*YOUR OBJECTIVE:* List each line of the data in which the string "that" appears.
════════
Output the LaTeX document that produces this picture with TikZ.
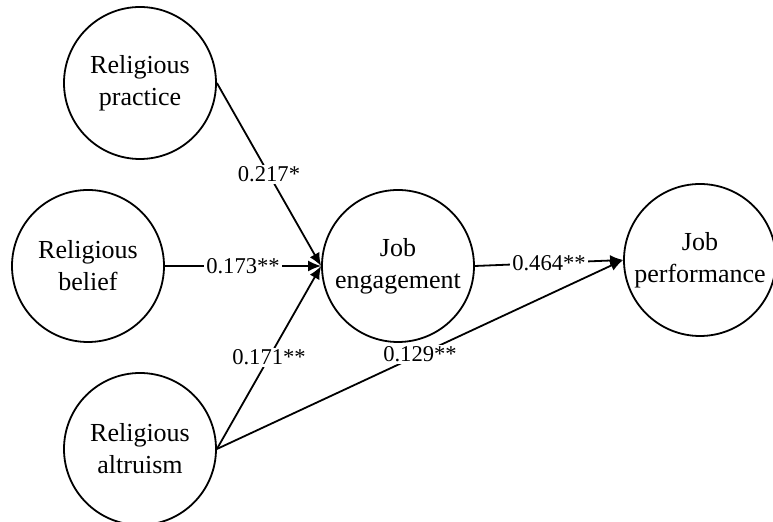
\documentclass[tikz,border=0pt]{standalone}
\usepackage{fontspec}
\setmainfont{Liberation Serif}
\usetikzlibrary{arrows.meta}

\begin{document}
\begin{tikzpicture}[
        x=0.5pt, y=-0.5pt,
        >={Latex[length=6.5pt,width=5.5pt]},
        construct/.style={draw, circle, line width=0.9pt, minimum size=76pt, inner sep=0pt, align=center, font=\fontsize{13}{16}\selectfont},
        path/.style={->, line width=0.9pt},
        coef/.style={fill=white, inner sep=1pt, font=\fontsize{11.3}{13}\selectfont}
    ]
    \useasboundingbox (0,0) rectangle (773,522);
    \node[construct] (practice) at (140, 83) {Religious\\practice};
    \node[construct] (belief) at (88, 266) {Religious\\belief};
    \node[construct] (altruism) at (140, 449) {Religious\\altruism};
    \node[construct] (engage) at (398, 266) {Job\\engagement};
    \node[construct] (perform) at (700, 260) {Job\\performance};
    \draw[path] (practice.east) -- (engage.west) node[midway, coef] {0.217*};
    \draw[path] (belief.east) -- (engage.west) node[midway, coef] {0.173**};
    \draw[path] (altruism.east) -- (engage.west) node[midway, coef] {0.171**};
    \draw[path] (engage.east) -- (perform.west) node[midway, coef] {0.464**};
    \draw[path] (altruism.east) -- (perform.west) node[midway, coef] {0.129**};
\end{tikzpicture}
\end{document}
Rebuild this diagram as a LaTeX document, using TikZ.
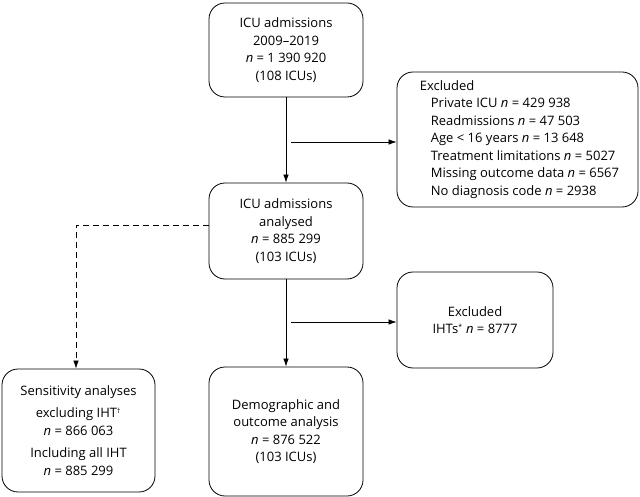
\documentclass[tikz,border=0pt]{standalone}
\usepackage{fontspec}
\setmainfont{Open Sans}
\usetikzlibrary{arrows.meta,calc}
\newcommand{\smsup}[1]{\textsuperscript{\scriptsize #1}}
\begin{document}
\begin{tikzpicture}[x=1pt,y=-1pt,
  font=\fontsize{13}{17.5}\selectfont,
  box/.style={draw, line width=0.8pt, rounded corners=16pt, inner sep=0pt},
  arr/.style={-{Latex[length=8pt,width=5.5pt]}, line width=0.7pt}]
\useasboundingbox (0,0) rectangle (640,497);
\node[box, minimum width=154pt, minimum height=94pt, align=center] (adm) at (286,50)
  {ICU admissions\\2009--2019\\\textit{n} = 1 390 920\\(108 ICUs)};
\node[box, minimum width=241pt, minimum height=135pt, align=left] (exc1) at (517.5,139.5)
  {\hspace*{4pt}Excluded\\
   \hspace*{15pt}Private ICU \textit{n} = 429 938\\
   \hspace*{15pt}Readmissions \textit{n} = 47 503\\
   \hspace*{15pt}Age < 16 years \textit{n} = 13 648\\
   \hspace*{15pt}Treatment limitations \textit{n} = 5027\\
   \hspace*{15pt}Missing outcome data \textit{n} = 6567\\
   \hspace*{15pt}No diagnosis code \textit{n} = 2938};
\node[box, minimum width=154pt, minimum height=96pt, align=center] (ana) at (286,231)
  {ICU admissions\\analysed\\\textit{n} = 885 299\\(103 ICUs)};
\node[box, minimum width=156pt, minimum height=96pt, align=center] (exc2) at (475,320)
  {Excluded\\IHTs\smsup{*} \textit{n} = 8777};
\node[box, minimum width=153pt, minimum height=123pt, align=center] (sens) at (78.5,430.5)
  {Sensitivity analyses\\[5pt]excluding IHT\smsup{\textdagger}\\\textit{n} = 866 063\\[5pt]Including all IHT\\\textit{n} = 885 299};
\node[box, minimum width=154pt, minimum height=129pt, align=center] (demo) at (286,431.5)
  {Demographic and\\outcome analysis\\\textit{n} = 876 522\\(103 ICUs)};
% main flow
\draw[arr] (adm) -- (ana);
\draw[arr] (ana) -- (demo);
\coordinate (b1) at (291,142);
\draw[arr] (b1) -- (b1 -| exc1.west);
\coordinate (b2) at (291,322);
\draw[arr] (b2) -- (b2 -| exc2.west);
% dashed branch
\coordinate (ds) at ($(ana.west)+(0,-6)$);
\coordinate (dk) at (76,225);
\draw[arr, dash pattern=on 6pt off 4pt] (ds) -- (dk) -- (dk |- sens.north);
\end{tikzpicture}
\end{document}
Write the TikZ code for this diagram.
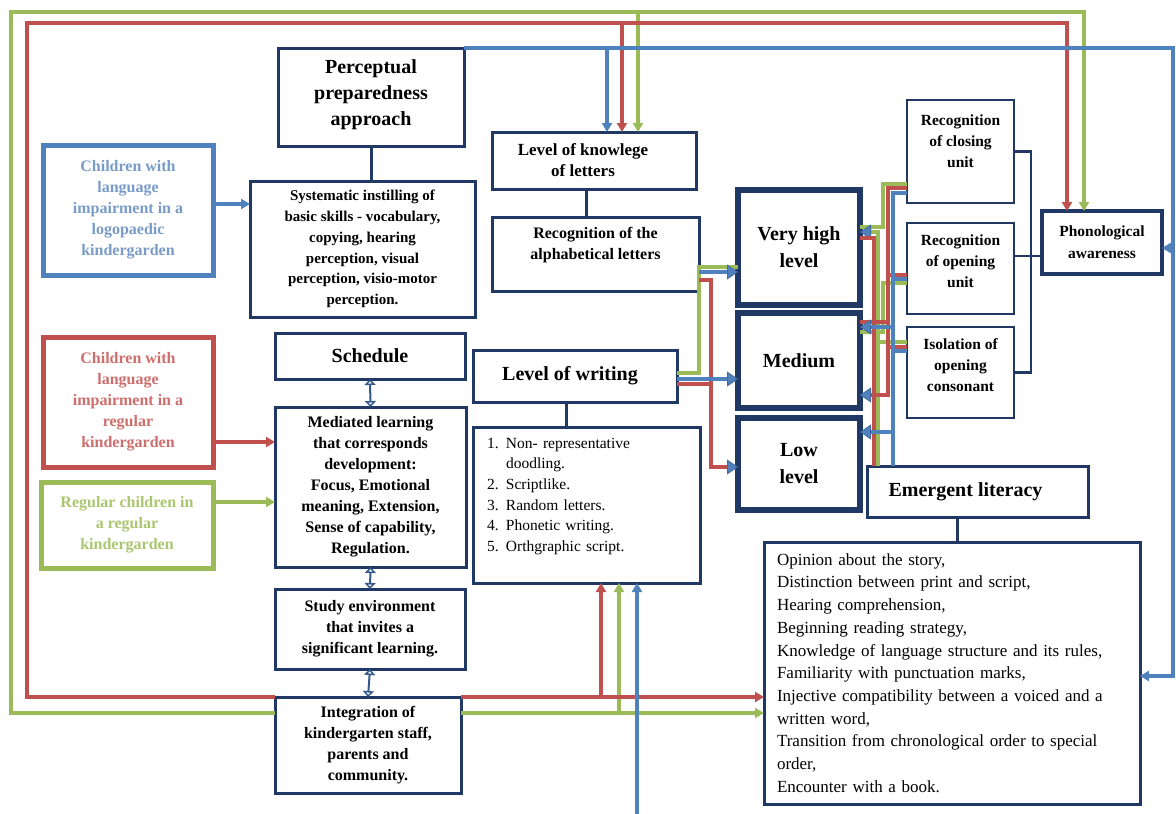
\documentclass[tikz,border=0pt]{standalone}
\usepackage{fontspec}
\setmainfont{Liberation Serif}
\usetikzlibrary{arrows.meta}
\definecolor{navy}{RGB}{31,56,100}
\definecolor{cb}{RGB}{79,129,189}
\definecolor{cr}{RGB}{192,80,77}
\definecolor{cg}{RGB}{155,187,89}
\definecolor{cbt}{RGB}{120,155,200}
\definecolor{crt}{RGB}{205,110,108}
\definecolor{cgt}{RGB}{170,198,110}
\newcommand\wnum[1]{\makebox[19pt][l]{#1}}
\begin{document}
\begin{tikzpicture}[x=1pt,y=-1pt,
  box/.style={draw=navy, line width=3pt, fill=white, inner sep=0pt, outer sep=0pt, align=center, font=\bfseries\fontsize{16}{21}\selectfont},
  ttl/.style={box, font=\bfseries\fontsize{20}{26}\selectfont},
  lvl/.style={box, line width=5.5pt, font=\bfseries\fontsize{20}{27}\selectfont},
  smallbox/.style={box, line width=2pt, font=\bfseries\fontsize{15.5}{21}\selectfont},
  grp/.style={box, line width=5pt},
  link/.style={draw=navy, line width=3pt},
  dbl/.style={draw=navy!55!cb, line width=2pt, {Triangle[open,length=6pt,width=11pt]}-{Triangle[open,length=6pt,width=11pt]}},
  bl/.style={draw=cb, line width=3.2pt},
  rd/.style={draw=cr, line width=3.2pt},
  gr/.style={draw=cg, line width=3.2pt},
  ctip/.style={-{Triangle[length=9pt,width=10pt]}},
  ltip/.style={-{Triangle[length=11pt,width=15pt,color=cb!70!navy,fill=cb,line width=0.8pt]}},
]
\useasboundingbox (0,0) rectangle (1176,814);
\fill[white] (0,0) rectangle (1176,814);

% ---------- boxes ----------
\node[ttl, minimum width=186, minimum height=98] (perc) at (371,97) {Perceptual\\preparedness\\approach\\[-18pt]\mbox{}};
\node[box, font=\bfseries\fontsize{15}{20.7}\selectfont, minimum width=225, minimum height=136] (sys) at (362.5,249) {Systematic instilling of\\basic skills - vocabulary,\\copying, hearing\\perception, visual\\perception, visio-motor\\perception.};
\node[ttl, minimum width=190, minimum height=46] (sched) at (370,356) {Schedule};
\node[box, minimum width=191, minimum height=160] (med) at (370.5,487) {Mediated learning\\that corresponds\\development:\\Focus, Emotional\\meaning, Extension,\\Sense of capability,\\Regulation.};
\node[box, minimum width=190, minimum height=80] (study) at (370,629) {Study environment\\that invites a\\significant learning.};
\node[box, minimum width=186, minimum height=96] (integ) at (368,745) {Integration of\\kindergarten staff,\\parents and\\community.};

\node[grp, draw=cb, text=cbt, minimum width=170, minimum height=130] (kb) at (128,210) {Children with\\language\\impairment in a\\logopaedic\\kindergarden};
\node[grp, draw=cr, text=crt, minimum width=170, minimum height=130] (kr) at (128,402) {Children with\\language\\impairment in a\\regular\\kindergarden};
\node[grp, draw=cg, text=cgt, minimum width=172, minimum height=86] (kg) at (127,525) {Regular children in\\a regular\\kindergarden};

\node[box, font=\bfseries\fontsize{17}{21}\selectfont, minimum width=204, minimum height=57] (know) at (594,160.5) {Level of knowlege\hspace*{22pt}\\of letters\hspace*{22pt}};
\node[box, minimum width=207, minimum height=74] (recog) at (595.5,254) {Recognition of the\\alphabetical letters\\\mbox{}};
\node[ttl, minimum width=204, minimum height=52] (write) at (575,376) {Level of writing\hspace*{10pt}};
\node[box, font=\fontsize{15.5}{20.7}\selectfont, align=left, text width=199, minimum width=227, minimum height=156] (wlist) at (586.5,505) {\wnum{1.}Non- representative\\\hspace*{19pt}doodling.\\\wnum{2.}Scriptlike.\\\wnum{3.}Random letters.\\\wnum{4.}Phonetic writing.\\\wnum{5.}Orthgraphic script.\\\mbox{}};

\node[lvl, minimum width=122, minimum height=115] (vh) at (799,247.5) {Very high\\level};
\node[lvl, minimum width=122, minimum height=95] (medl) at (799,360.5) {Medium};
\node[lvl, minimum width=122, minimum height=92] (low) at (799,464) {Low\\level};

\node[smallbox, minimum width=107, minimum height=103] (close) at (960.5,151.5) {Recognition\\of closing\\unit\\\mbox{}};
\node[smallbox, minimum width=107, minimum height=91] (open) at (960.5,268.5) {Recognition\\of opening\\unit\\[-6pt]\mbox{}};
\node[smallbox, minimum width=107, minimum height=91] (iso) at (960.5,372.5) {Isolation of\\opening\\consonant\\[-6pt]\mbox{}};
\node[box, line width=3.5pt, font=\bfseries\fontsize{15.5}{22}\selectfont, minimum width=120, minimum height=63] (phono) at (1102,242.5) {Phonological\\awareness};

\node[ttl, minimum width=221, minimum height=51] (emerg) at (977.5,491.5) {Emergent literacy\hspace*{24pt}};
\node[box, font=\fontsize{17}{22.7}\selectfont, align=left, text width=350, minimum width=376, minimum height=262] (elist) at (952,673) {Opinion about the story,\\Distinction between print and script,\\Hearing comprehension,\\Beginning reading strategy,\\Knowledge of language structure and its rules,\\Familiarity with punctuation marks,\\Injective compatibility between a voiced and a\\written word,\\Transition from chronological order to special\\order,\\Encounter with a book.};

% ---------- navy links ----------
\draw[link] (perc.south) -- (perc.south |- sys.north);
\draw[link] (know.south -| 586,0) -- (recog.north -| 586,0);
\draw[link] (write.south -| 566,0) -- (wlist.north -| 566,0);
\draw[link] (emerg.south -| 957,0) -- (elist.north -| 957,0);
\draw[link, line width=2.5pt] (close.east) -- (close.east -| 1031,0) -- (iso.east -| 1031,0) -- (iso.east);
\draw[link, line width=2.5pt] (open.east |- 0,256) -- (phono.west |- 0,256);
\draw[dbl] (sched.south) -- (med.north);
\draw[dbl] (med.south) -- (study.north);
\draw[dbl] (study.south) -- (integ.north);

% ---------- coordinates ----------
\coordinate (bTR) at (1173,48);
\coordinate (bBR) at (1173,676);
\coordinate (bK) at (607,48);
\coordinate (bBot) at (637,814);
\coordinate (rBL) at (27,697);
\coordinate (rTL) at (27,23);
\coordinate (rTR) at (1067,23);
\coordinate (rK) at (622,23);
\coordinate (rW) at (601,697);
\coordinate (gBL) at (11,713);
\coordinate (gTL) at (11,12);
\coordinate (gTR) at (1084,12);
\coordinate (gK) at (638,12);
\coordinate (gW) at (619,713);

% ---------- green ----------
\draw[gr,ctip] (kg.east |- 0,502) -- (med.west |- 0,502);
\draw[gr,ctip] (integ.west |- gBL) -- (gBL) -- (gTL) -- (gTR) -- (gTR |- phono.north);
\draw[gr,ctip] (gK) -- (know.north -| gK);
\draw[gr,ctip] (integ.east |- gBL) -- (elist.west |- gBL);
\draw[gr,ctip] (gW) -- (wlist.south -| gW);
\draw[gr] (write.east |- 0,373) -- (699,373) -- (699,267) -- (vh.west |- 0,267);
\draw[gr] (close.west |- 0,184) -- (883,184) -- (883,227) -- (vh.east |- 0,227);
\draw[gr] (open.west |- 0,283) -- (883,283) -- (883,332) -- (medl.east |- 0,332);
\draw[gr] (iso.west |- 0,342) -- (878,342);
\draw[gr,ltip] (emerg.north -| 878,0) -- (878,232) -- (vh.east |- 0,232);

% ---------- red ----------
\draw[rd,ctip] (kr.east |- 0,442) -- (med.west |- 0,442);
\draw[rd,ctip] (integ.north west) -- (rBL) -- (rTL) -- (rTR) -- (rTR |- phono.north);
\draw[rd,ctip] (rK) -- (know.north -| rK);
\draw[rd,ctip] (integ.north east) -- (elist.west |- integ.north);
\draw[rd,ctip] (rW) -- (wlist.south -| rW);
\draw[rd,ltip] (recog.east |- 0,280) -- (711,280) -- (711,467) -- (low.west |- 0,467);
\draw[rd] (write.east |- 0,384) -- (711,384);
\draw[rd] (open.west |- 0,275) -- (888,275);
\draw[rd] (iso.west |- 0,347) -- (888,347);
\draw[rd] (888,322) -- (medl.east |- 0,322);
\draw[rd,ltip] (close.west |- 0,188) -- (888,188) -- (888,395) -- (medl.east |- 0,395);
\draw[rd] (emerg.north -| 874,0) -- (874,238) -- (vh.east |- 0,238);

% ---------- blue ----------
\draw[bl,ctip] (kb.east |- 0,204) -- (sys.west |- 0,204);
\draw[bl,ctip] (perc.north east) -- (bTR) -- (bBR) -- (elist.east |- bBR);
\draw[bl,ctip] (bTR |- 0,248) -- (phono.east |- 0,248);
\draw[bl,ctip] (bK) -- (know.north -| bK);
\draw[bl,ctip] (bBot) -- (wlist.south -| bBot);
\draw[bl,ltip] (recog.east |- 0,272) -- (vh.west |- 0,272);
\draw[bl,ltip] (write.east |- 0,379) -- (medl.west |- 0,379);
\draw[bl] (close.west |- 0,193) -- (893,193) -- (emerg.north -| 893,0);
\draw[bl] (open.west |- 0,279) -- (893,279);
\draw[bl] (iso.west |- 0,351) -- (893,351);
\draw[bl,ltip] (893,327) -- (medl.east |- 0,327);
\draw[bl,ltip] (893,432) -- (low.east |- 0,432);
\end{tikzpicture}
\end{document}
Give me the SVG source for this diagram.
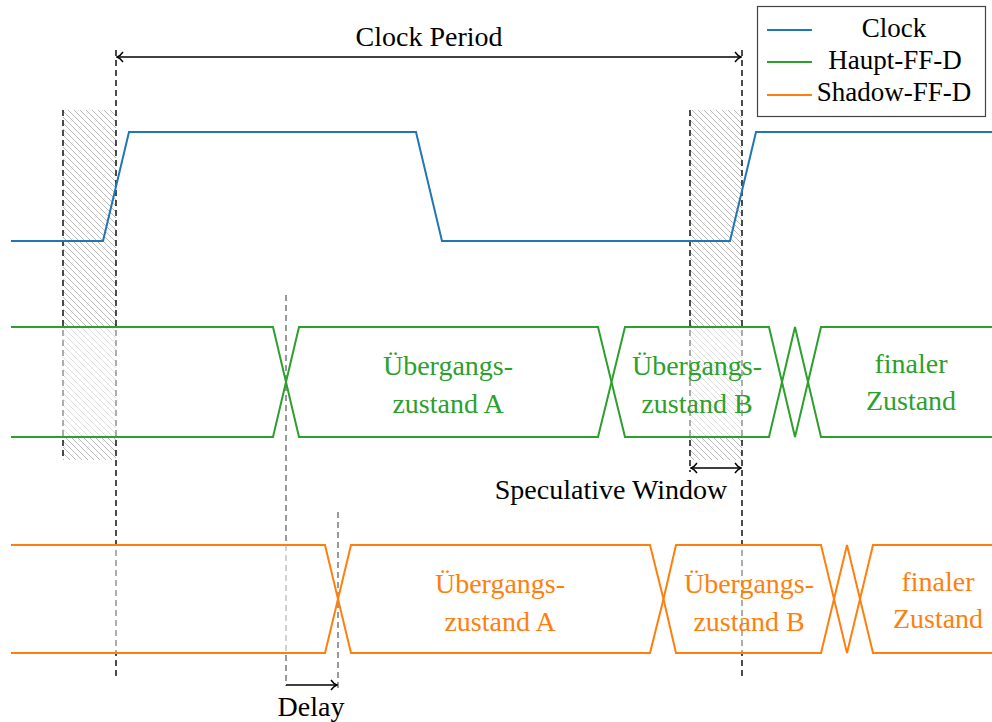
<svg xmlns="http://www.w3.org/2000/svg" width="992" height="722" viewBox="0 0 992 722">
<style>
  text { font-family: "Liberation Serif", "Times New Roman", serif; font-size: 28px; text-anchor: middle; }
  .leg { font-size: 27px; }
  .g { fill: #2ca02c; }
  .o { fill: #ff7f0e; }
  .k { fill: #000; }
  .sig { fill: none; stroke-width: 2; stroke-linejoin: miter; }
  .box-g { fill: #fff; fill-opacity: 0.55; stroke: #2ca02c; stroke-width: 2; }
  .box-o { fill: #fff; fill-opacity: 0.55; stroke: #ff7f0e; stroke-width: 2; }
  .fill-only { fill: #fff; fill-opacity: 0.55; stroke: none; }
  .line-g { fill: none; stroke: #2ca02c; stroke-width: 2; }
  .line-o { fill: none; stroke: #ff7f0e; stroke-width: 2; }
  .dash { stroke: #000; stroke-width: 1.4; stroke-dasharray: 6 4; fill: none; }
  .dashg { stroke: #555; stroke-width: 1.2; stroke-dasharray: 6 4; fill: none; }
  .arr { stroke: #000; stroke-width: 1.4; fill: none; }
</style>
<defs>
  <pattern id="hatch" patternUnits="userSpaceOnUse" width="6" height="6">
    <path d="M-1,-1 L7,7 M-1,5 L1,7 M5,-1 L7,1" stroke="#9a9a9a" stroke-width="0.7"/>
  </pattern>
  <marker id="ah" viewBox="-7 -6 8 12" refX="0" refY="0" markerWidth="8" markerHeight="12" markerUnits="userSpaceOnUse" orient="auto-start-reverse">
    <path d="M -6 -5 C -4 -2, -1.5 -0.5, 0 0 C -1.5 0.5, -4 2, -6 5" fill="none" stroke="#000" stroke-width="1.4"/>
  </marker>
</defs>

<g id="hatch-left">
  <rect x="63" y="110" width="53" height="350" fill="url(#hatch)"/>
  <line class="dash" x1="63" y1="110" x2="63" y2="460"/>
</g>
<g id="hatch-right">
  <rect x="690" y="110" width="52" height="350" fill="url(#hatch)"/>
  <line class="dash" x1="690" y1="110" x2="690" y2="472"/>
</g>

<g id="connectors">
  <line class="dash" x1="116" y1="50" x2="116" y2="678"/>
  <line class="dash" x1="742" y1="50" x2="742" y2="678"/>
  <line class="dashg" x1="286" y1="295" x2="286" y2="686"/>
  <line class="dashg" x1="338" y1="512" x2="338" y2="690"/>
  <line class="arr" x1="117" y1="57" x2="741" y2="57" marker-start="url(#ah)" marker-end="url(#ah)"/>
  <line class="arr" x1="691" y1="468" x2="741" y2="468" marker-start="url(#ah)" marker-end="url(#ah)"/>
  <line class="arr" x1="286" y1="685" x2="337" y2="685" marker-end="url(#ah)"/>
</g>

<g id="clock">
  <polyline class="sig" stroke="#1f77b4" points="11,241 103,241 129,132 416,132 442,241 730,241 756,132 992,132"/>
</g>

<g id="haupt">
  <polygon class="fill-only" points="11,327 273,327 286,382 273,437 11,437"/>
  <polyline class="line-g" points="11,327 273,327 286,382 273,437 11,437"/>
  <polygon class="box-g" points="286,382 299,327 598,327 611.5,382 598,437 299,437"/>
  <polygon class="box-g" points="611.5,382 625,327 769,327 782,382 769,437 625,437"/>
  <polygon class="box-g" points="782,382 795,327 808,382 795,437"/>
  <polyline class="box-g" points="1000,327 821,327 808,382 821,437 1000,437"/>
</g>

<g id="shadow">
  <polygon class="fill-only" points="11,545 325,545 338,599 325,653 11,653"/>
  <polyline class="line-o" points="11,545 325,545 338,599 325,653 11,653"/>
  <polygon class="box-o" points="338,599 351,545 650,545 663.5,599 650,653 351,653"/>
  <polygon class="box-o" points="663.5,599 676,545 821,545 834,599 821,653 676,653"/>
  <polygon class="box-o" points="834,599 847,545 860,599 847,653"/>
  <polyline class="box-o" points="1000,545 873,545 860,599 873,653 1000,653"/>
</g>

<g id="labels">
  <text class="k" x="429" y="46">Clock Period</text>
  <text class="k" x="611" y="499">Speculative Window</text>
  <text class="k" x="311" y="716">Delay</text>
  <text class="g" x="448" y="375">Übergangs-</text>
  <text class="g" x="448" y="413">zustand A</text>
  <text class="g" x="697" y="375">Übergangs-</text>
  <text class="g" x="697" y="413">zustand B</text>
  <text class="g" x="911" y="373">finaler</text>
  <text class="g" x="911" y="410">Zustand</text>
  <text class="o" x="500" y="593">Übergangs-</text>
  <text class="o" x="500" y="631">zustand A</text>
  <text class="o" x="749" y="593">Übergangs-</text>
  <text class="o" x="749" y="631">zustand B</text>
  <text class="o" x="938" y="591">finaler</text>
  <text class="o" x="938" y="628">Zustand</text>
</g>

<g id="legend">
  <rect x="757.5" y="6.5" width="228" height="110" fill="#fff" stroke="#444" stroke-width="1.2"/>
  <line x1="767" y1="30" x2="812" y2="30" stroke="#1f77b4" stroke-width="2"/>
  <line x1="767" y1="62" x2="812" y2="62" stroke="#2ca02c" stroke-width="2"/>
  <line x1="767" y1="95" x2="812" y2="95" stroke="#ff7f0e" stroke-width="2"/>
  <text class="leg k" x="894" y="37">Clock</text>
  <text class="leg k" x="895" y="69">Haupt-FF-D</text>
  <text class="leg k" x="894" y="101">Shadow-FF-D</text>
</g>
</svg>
════════
*EXERCISE OUTPUT:*
Output the LaTeX document that produces this picture with TikZ.
\node[box, minimum width=191, minimum height=160] (med) at (370.5,487) {Mediated learning\\that corresponds\\development:\\Focus, Emotional\\meaning, Extension,\\Sense of capability,\\Regulation.};
\node[box, minimum width=190, minimum height=80] (study) at (370,629) {Study environment\\that invites a\\significant learning.};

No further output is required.